• By Vivien Williams

CDC Says Flu Nasal Spray Doesn’t Work

June 23, 2016

flu-shot 16 x 9

The Centers for Disease Control and Prevention (CDC) says the flu nasal spray vaccine (FluMist) should not be used for the 2016-17 flu season because it doesn't work. The CDC also recommends that everyone over 6 months of age get a flu shot instead.

In a recent report, the CDC's Advisory Committee on Immunization Practices says the nasal spray vaccine was shown to have poor efficacy in flu prevention over the past few seasons, especially during 2015-16 season (three percent protection versus 60 percent protection from the injectable vaccine).

"This recommendation means that FluMist will not be available in the 2016-17 season for anyone, and there is no group of individuals for whom FluMist could be used," says Mayo Clinic infectious diseases specialist Dr.

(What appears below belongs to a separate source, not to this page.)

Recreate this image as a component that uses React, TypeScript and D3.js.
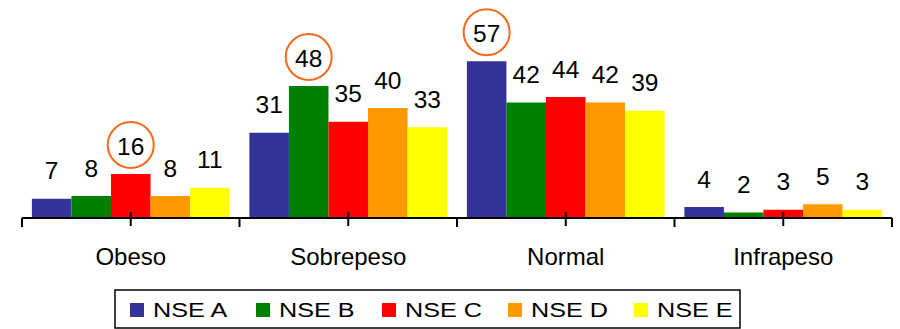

Priya Sampathkumar. "An injectable flu vaccine would be the only choice.  Parents of small children may be tempted to skip the flu vaccine altogether, as it now involves a shot, but the benefits of the vaccine outweigh the temporary pain from the flu shot."

Dr. Sampathkumar urges parents to have their children vaccinated with the injectable flu vaccine this coming season. If parents are concerned about the injectable vaccine, she suggests they talk to their health care provider about ways to reduce pain.

"The flu vaccine still remains the single best protection against the flu," she says.

It's not clear if the nasal flu spay vaccine will be available in the future.